Step $1$: Apply the Pythagorean theorem in $\Delta ABM$ and $\Delta CBN$.
In $\Delta ABM$,since $\angle B = 90^{\circ}$,we have $AM^{2} = AB^{2} + BM^{2}$.
In $\Delta CBN$,since $\angle B = 90^{\circ}$,we have $CN^{2} = CB^{2} + BN^{2}$.
Step $2$: Add the two equations.
$AM^{2} + CN^{2} = (AB^{2} + BM^{2}) + (CB^{2} + BN^{2})$.
Step $3$: Rearrange the terms.
$AM^{2} + CN^{2} = (AB^{2} + CB^{2}) + (BM^{2} + BN^{2})$.

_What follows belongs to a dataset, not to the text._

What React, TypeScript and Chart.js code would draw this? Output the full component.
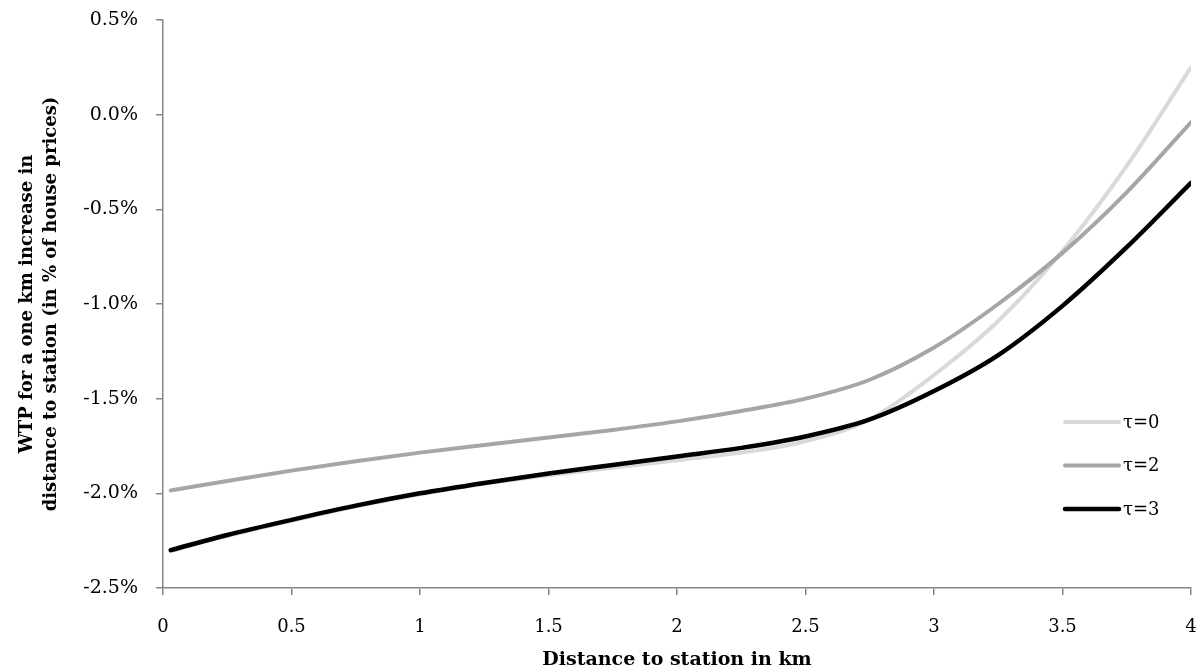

Step $4$: Use the Pythagorean theorem for $\Delta ABC$ and $\Delta MBN$.
In $\Delta ABC$,$AC^{2} = AB^{2} + CB^{2}$.
In $\Delta MBN$,$MN^{2} = BM^{2} + BN^{2}$.
Step $5$: Substitute these into the equation from Step $3$.
$AM^{2} + CN^{2} = AC^{2} + MN^{2}$.
Hence,the result is proved.